Le previsioni per il periodo 2015-2060, d’altro canto, sono assolutamente positive: in ipotesi di una nuova ondata tecnologica, abbinata a riforme strutturali, è previsto, difatti, un aumento della crescita del PIL pari al 3%. La Francia, peraltro, «non può accontentarsi di previsioni di flebile ripresa, ma deve ambire a meglio», afferma il Governatore Villeroy, ciò riconducendo al bisogno di riforme che vertano su quelle che egli chiama «le quattro e»: Entreprise, Education, Emploi, État (i.e.

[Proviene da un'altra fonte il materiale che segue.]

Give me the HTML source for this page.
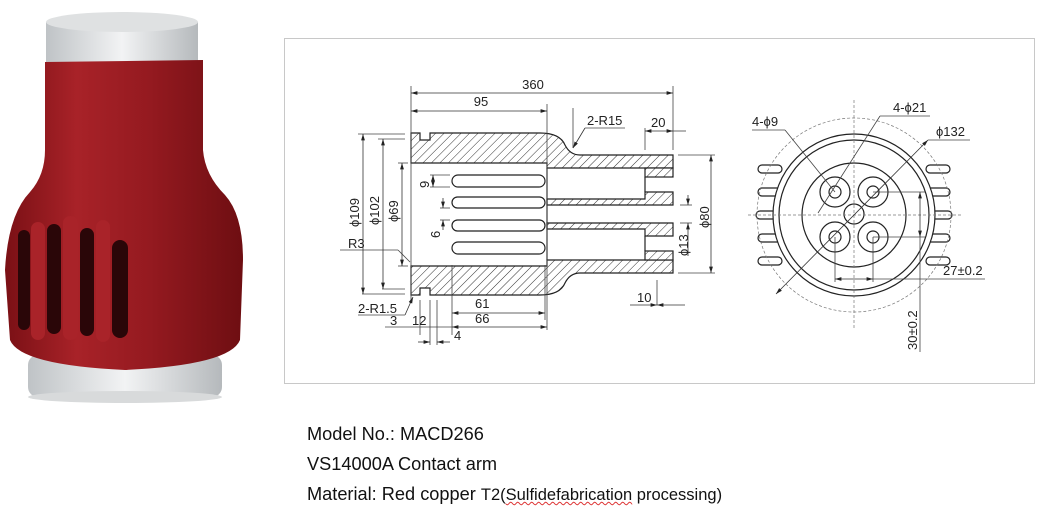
<!DOCTYPE html>
<html><head><meta charset="utf-8"><style>
html,body{margin:0;padding:0;background:#fff;}
body{width:1053px;height:519px;position:relative;overflow:hidden;font-family:"Liberation Sans",Arial,sans-serif;}
svg{position:absolute;left:0;top:0;}
.t{position:absolute;left:307px;font-size:18.2px;color:#111;white-space:nowrap;}
.s{font-size:16.5px;}
.w{text-decoration:underline wavy #d33;text-decoration-thickness:1px;}
</style></head><body>
<svg width="1053" height="519" viewBox="0 0 1053 519" font-family="Liberation Sans, Arial, sans-serif">
<defs>
<pattern id="h" width="6" height="6" patternUnits="userSpaceOnUse" patternTransform="rotate(45)">
<rect width="6" height="6" fill="#fff"/><line x1="0" y1="0" x2="0" y2="6" stroke="#333" stroke-width="1"/></pattern>
<linearGradient id="red" x1="0" x2="1"><stop offset="0" stop-color="#7a1015"/><stop offset=".3" stop-color="#a82228"/><stop offset=".6" stop-color="#951a20"/><stop offset="1" stop-color="#6e0e12"/></linearGradient>
<linearGradient id="al" x1="0" x2="1"><stop offset="0" stop-color="#bfc3c6"/><stop offset=".5" stop-color="#f2f3f4"/><stop offset="1" stop-color="#b5b9bc"/></linearGradient>
<marker id="a" viewBox="0 0 10 6" refX="10" refY="3" markerWidth="8" markerHeight="5" orient="auto-start-reverse"><path d="M0 0 L10 3 L0 6 Z" fill="#222"/></marker>
</defs>
<!-- photo -->
<rect x="28" y="355" width="194" height="42" rx="10" fill="url(#al)"/>
<ellipse cx="125" cy="397" rx="97" ry="6" fill="#d8dadb"/>
<rect x="46" y="22" width="152" height="45" fill="url(#al)"/>
<ellipse cx="122" cy="22" rx="76" ry="10" fill="#dfe1e2"/>
<path d="M45 62 L203 60 L203 150 Q205 175 225 195 Q243 215 243 260 L240 340 Q230 365 125 370 Q20 365 10 340 L5 270 Q8 215 30 192 Q45 175 45 150 Z" fill="url(#red)"/>
<g fill="#2a0608"><rect x="18" y="230" width="12" height="100" rx="6"/><rect x="47" y="224" width="14" height="110" rx="7"/><rect x="80" y="228" width="14" height="108" rx="7"/><rect x="112" y="240" width="16" height="98" rx="8"/></g>
<g fill="#a92329"><rect x="31" y="222" width="14" height="118" rx="7"/><rect x="63" y="216" width="15" height="124" rx="7"/><rect x="96" y="220" width="14" height="122" rx="7"/></g>
<!-- frame -->
<rect x="284.5" y="38.5" width="750" height="345" fill="none" stroke="#c8c8c8"/>
<!-- left drawing -->
<g stroke="#222" stroke-width="1.2">
<path d="M411 133 L420 133 L420 140 L430 140 L430 133 L540 133 Q560 133 565 145 Q570 155 580 155 L673 155 L673 168 L547 168 L547 163 L411 163 Z" fill="url(#h)"/>
<path d="M411 295 L420 295 L420 288 L430 288 L430 295 L540 295 Q560 295 565 283 Q570 273 580 273 L673 273 L673 260 L547 260 L547 266 L411 266 Z" fill="url(#h)"/>
<rect x="645" y="168" width="28" height="9" fill="url(#h)"/>
<rect x="645" y="251" width="28" height="9" fill="url(#h)"/>
<path d="M547 199 L645 199 L645 192 L673 192 L673 205 L547 205 Z" fill="url(#h)"/>
<path d="M547 229 L645 229 L645 236 L673 236 L673 223 L547 223 Z" fill="url(#h)"/>
<line x1="645" y1="177" x2="645" y2="192" fill="none"/><line x1="645" y1="236" x2="645" y2="251"/>
<line x1="547" y1="168" x2="547" y2="260"/>
<rect x="452" y="175" width="93" height="12" rx="6" fill="#fff"/>
<rect x="452" y="197" width="93" height="11" rx="5.5" fill="#fff"/>
<rect x="452" y="220" width="93" height="11" rx="5.5" fill="#fff"/>
<rect x="452" y="242" width="93" height="12" rx="6" fill="#fff"/>
</g>
<g stroke="#444" stroke-width=".8" fill="none">
<line x1="411" y1="86" x2="411" y2="300"/><line x1="673" y1="86" x2="673" y2="150"/><line x1="547" y1="104" x2="547" y2="330"/>
<line x1="358" y1="134" x2="405" y2="134"/><line x1="378" y1="139" x2="405" y2="139"/><line x1="398" y1="163" x2="408" y2="163"/><line x1="398" y1="266" x2="408" y2="266"/>
<line x1="362" y1="294" x2="405" y2="294"/><line x1="382" y1="289" x2="405" y2="289"/>
<line x1="340" y1="250" x2="398" y2="250"/><line x1="398" y1="250" x2="410" y2="262"/>
<line x1="678" y1="155" x2="715" y2="155"/><line x1="678" y1="273" x2="715" y2="273"/>
<line x1="680" y1="205" x2="692" y2="205"/><line x1="680" y1="223" x2="692" y2="223"/>
<line x1="645" y1="128" x2="645" y2="150"/><line x1="673" y1="131" x2="686" y2="131"/>
<line x1="573" y1="108" x2="573" y2="148"/><line x1="585" y1="128" x2="625" y2="128"/>
<line x1="657" y1="280" x2="657" y2="305"/>
<line x1="420" y1="300" x2="420" y2="335"/><line x1="430" y1="300" x2="430" y2="345"/><line x1="437" y1="300" x2="437" y2="345"/><line x1="452" y1="265" x2="452" y2="335"/><line x1="545" y1="265" x2="545" y2="320"/>
<line x1="385" y1="327" x2="452" y2="327"/>
<line x1="358" y1="315" x2="405" y2="315"/>
<line x1="430" y1="175" x2="450" y2="175"/><line x1="430" y1="187" x2="450" y2="187"/>
<line x1="440" y1="208" x2="450" y2="208"/><line x1="440" y1="220" x2="450" y2="220"/>
</g>
<g stroke="#333" stroke-width=".8" fill="none" marker-start="url(#a)" marker-end="url(#a)">
<line x1="411" y1="93" x2="673" y2="93"/><line x1="411" y1="111" x2="547" y2="111"/>
<line x1="363" y1="134" x2="363" y2="294"/><line x1="383" y1="139" x2="383" y2="289"/><line x1="402" y1="163" x2="402" y2="266"/>
<line x1="711" y1="155" x2="711" y2="273"/><line x1="645" y1="131" x2="673" y2="131"/>
<line x1="452" y1="313" x2="545" y2="313"/><line x1="452" y1="327" x2="547" y2="327"/>
<line x1="433" y1="175" x2="433" y2="187"/>
</g>
<g stroke="#333" stroke-width=".8" fill="none" marker-end="url(#a)">
<line x1="685" y1="305" x2="657" y2="305"/><line x1="630" y1="305" x2="657" y2="305"/>
<line x1="585" y1="128" x2="573" y2="148"/><line x1="405" y1="315" x2="413" y2="297"/>
<line x1="688" y1="256" x2="688" y2="223"/><line x1="688" y1="195" x2="688" y2="205"/>
<line x1="443" y1="198" x2="443" y2="208"/><line x1="443" y1="230" x2="443" y2="220"/>
<line x1="418" y1="342" x2="430" y2="342"/><line x1="450" y1="342" x2="437" y2="342"/>
</g>
<g font-size="13" fill="#222">
<text x="533" y="89" text-anchor="middle">360</text><text x="481" y="106" text-anchor="middle">95</text>
<text x="587" y="125">2-R15</text><text x="651" y="127">20</text>
<text x="637" y="302">10</text><text x="475" y="308">61</text><text x="475" y="323">66</text>
<text x="390" y="325">3</text><text x="412" y="325">12</text><text x="454" y="340">4</text>
<text x="358" y="313">2-R1.5</text><text x="348" y="248">R3</text>
<text transform="translate(359,227) rotate(-90)">ϕ109</text><text transform="translate(379,225) rotate(-90)">ϕ102</text><text transform="translate(398,222) rotate(-90)">ϕ69</text>
<text transform="translate(429,188) rotate(-90)">9</text><text transform="translate(440,238) rotate(-90)">6</text>
<text transform="translate(688,256) rotate(-90)">ϕ13</text><text transform="translate(709,228) rotate(-90)">ϕ80</text>
</g>
<!-- right view -->
<g stroke="#222" stroke-width="1.2" fill="#fff">
<g><rect x="758" y="165" width="24" height="8" rx="4"/><rect x="758" y="188" width="24" height="8" rx="4"/><rect x="756" y="211" width="24" height="8" rx="4"/><rect x="758" y="234" width="24" height="8" rx="4"/><rect x="758" y="257" width="24" height="8" rx="4"/>
<rect x="926" y="165" width="24" height="8" rx="4"/><rect x="926" y="188" width="24" height="8" rx="4"/><rect x="928" y="211" width="24" height="8" rx="4"/><rect x="926" y="234" width="24" height="8" rx="4"/><rect x="926" y="257" width="24" height="8" rx="4"/></g>
<circle cx="854" cy="215" r="81"/><circle cx="854" cy="215" r="75"/><circle cx="854" cy="215" r="52"/>
<circle cx="835" cy="192" r="15"/><circle cx="873" cy="192" r="15"/><circle cx="835" cy="237" r="15"/><circle cx="873" cy="237" r="15"/>
<circle cx="835" cy="192" r="6"/><circle cx="873" cy="192" r="6"/><circle cx="835" cy="237" r="6"/><circle cx="873" cy="237" r="6"/>
<circle cx="854" cy="214" r="10"/>
</g>
<g stroke="#777" stroke-width=".7" stroke-dasharray="3,2" fill="none">
<circle cx="854" cy="215" r="97"/><line x1="748" y1="215" x2="962" y2="215"/><line x1="854" y1="100" x2="854" y2="330"/>
</g>
<g stroke="#444" stroke-width=".8" fill="none">
<line x1="752" y1="130" x2="785" y2="130"/><line x1="785" y1="130" x2="835" y2="192"/>
<line x1="880" y1="116" x2="930" y2="116"/><line x1="880" y1="116" x2="818" y2="213"/>
<line x1="928" y1="140" x2="970" y2="140"/>
<line x1="835" y1="237" x2="835" y2="282"/><line x1="873" y1="237" x2="873" y2="282"/><line x1="873" y1="279" x2="985" y2="279"/>
<line x1="873" y1="192" x2="925" y2="192"/><line x1="873" y1="237" x2="925" y2="237"/><line x1="920" y1="237" x2="920" y2="352"/>
</g>
<g stroke="#333" stroke-width=".8" fill="none" marker-start="url(#a)" marker-end="url(#a)">
<line x1="928" y1="140" x2="776" y2="294"/><line x1="835" y1="279" x2="873" y2="279"/><line x1="920" y1="192" x2="920" y2="237"/>
</g>
<g font-size="13" fill="#222">
<text x="752" y="126">4-ϕ9</text><text x="893" y="112">4-ϕ21</text><text x="936" y="136">ϕ132</text><text x="943" y="275">27±0.2</text>
<text transform="translate(917,350) rotate(-90)">30±0.2</text>
</g>
</svg>
<div class="t" style="top:424px">Model No.: MACD266</div>
<div class="t" style="top:454px">VS14000A Contact arm</div>
<div class="t" style="top:484px">Material: Red copper <span class="s">T2(<span class="w">Sulfidefabrication</span> processing)</span></div>
</body></html>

Impresa, Educazione, Lavoro, Stato).

 

L’esempio dei Paesi del Nord Europa, difatti, dimostra ampiamente che riforme di questo tipo sono compatibili con il modello sociale europeo condiviso (caratterizzato da efficienza del servizio pubblico e riduzione delle ineguaglianze), per cui riformare non equivale a rinunciarvi.

Tutto quanto sopra detto, mentre per l’Italia il Fondo Monetario Internazionale ha da pochi giorni pubblicato il Country Report 2017, in cui, parlando di dati incoraggianti per il primo trimestre dell’anno, riporta «proiezioni di crescita pari all’1,3% circa», sebbene «una debole produttività ed un basso livello totale di investimenti restano la sfida principale per una crescita più rapida, ostacolata da debolezze strutturali, un elevato debito pubblico e da debolezze nei bilanci delle banche».

 

Silvia Scocca

Scuola di dottorato in Formazione della persona e mercato del lavoro

Università degli Studi di Bergamo

@Silvia Scocca

 

[1] Hanno partecipato alla Conferenza: François Villeroy de Galhau, Governatore della Banca di Francia; Fabrice Lenglart, Commissario Generale Aggiunto per France Stratégie; Fabrice Lenglart, France Stratégie; Philippe Askenazy, CMH-CNRS-ENS e Cepremap; Rémy Lecat, Banca di Francia; Ronan Mahieu, INSEE; Giuseppe Nicoletti, OCDE ; Claire Waysand, Ispettorato delle Finanze; Philippe Aghion, Professore presso il Collège de France; Gilbert Cette, Banca di Francia; Vincent Aussilloux, France Stratégie; David Hemous, Università di Zurigo; Michel Houdebine, Direzione Genrale del Tesoro (Ministero dell’Economia); Francis Kramarz, CREST – ENSA; Xavier Ragot, OFCE; Emmanuelle Maincent, Capo Unità ECFIN (Commissione Europea); Jean-Luc Tavernier, INSEE.